Burden of Proof is currently exhibiting at The Photographers Gallery and looks at his experts, researchers and historians began using photography as a way of documenting evidence at crime scenes. I was particularly interested in the metric photography of crime scenes, which began with Alphonse Bertillon who established a scientific way of representing crime scenes. The reason I was mostly interested in this section of the exhibition is due to previous research I have done on crime scene photography during the 1900’s and consequently on Alphonse Bertillon for my Image and Text assignment.

The photographs at the crime scenes were taken with an overhead camera with a wide angle lens on a tripod which was more than two metres tall and so in the photographs you can actually see the legs in the images. What I had not previously seen was how these images were mounted onto special cards which had gradations in centimetres, perspectometric framing and indications of scale.

I felt quite lucky that this exhibition was available for me to look at as I started my research on the subject and so got to not only look at the images in books, but also as they would have been shown to police, investigation judges and jurors.

Urban Landscape: Stephen Shore

The image shown were taken from the Stephen Shore book ‘Uncommon Places’ published by Thames and Hudson in 2004 and includes 163 coloured photographs by the photographer.

The images show a journey Shore took across the U.S, and were taken over a span of 11 years and began July 3rd, 1973. For the project Shore used a 35mm Rollei which was perfect for the point and shoot method Shore wanted to use as he wanted to look at the world from a tourists perspective and so also got his images printed in the same way at a Kodak lab. He also chose this camera as it was uncomplicated and did not intrude with the travellers activities.

I chose these specific images by Shore as I liked the perspective they were taken from, the angle has not made it so cars are in the way of the frame, but add to it. I also thought that the colours were very interesting and the composition.

Urban Landscape: Fifth Shoot

For my fifth shoot I went back to the same location as my previous shoot as I wanted to focus on a specific area and improve it from the last time I photographed their.

In one of my photograph from my previous shoot I noticed that the dinted garage in the photograph would be good subject matter for my project and my theme, but I had not quite got it within the frame, and was certainly not the main point of focus.

Along with my contact sheet from the shoot I have also included a mock up on Lightroom of my first look at how my images could possibly go together when looking for my final images out of what I have already shot so that I know what areas I need to improve on.

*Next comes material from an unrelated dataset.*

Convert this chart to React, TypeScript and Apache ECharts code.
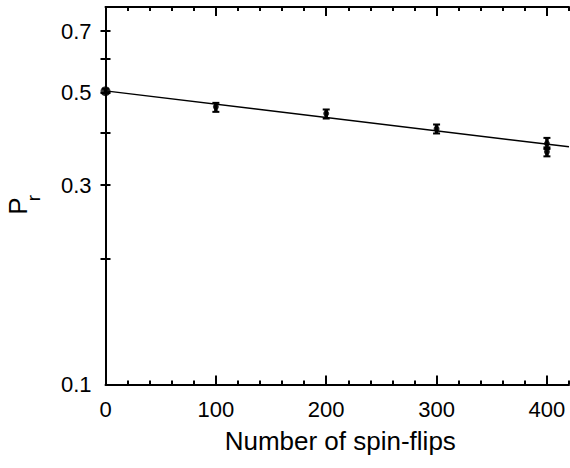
import React, { useEffect, useRef } from 'react';
import * as echarts from 'echarts';

// ---- data ----
const flips = [0, 100, 200, 300, 400, 400];
const probability = [0.503, 0.4615, 0.4449, 0.4088, 0.3772, 0.3602];
const errorLow = [0.497, 0.449, 0.4328, 0.3986, 0.366, 0.3514];
const errorHigh = [0.51, 0.4718, 0.4549, 0.4188, 0.389, 0.3692];
const fitX = [0, 420];
const fitY = [0.504, 0.3703];
const xLabelValues = [0, 100, 200, 300, 400];
const xMajorTickValues = [100, 200, 300, 400];
const yTickValues = [0.2, 0.3, 0.4, 0.5, 0.6, 0.7];
const yLabelValues = [0.1, 0.3, 0.5, 0.7];

const FONT = '"Liberation Sans", Arial, Helvetica, sans-serif';
const BLACK = '#000';

export default function App() {
  const ref = useRef<HTMLDivElement>(null);
  useEffect(() => {
    if (!ref.current) return;
    const chart = echarts.init(ref.current, undefined, { renderer: 'svg' });
    const lineStyle = { color: BLACK, width: 2 };
    const xBase = { type: 'value', min: 0, max: 420, splitLine: { show: false } };
    const yBase = { type: 'log', logBase: 10, min: 0.1, max: 0.8, splitLine: { show: false } };
    const option: any = {
      animation: false,
      backgroundColor: '#ffffff',
      grid: { left: 105.5, right: 1, top: 7, bottom: 83.5 },
      xAxis: [
        {
          ...xBase,
          position: 'bottom',
          axisLine: { show: true, lineStyle },
          axisTick: { show: true, inside: true, length: 9, lineStyle, customValues: xMajorTickValues },
          axisLabel: { customValues: xLabelValues, fontSize: 22, color: BLACK, fontFamily: FONT, margin: 14 },
          name: 'Number of spin-flips',
          nameLocation: 'middle',
          nameGap: 43,
          nameTextStyle: { fontSize: 26, color: BLACK, fontFamily: FONT, padding: [0, 0, 0, 6] },
        },
        {
          ...xBase,
          position: 'bottom',
          interval: 20,
          axisLine: { show: false },
          axisTick: { show: true, inside: true, length: 4, lineStyle },
          axisLabel: { show: false },
        },
        {
          ...xBase,
          position: 'top',
          axisLine: { show: true, lineStyle },
          axisTick: { show: true, inside: true, length: 9, lineStyle, customValues: xMajorTickValues },
          axisLabel: { show: false },
        },
        {
          ...xBase,
          position: 'top',
          interval: 20,
          axisLine: { show: false },
          axisTick: { show: true, inside: true, length: 4, lineStyle },
          axisLabel: { show: false },
        },
      ],
      yAxis: [
        {
          ...yBase,
          position: 'left',
          axisLine: { show: true, lineStyle },
          axisTick: { show: true, inside: true, length: 5, lineStyle, customValues: yTickValues },
          axisLabel: {
            customValues: yLabelValues, fontSize: 22, color: BLACK, fontFamily: FONT, margin: 14,
            padding: [5, 0, 0, 0],
          },
        },
        {
          ...yBase,
          position: 'right',
          axisLine: { show: true, lineStyle },
          axisTick: { show: true, inside: true, length: 5, lineStyle, customValues: yTickValues },
          axisLabel: { show: false },
        },
      ],
      graphic: [
        {
          type: 'group',
          x: 17.5,
          y: 206,
          rotation: Math.PI / 2,
          children: [
            {
              type: 'text',
              x: 0,
              y: 0,
              style: {
                text: 'P', fontSize: 26, fontFamily: FONT, fill: BLACK,
                align: 'center', verticalAlign: 'middle', textAlign: 'center', textVerticalAlign: 'middle',
              },
            },
            {
              type: 'text',
              x: 8,
              y: 15.5,
              style: {
                text: 'r', fontSize: 19, fontFamily: FONT, fill: BLACK,
                align: 'center', verticalAlign: 'middle', textAlign: 'center', textVerticalAlign: 'middle',
              },
            },
          ],
        },
      ],
      series: [
        {
          type: 'line',
          xAxisIndex: 0,
          yAxisIndex: 0,
          data: fitX.map((x, i) => [x, fitY[i]]),
          showSymbol: false,
          symbol: 'none',
          lineStyle: { color: BLACK, width: 1.5 },
          z: 2,
        },
        {
          type: 'custom',
          xAxisIndex: 0,
          yAxisIndex: 0,
          data: flips.map((x, i) => [x, errorLow[i], errorHigh[i]]),
          encode: { x: 0, y: [1, 2] },
          renderItem: (params: any, api: any) => {
            const x = api.value(0);
            const lo = api.coord([x, api.value(1)]);
            const hi = api.coord([x, api.value(2)]);
            const w = 3.5;
            const cap = { stroke: BLACK, lineWidth: 2 };
            return {
              type: 'group',
              children: [
                { type: 'line', shape: { x1: lo[0], y1: lo[1], x2: hi[0], y2: hi[1] }, style: { stroke: BLACK, lineWidth: 3.5 } },
                { type: 'line', shape: { x1: lo[0] - w, y1: lo[1], x2: lo[0] + w, y2: lo[1] }, style: cap },
                { type: 'line', shape: { x1: hi[0] - w, y1: hi[1], x2: hi[0] + w, y2: hi[1] }, style: cap },
              ],
            };
          },
          z: 3,
        },
        {
          type: 'scatter',
          xAxisIndex: 0,
          yAxisIndex: 0,
          data: flips.map((x, i) => [x, probability[i]]),
          symbol: 'circle',
          symbolSize: (_v: any, p: any) => (p.dataIndex === 0 ? 10 : 6),
          itemStyle: { color: BLACK },
          clip: false,
          z: 4,
        },
      ],
    };
    chart.setOption(option);
    return () => chart.dispose();
  }, []);
  return (
    <div
      ref={ref}
      style={{ position: 'fixed', left: 0, top: 0, width: 570, height: 468, background: '#fff' }}
    />
  );
}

When looking at the layout I think that on the first row the two images from the top left and centre go nicely together as they were shot in the same area, whereas the image on the top right was a completely different area and doesn’t match the green tones of the other photographs. To correct this I think that they need to be three different areas, or I all need to be different. As all of the bottom images are from different locations I think that I will do this also with the top images.

For my next shoot I will go back to Harrow-on-the-Hill and find another area I think would fit in with the different perspectives I have shown of the town.

Urban Landscape: Fourth shoot

For my fourth shoot I went back to the town centre, but instead of dawn I went at dusk as during the morning the town was far too busy to be able to take pictures without getting a line of cars in the photographs.

At dusk I was able to go back to the same locations and take the similar images as previous but without the cars. I did prefer shooting during the morning as you don’t have to worry about running out of light as it gets brighter, at dusk I do not get as many images because I spend too long composing my photographs and it gets dark very quickly.

I am now going to look at images from all my shoots and see which ones so far fit together and which I need to improve on.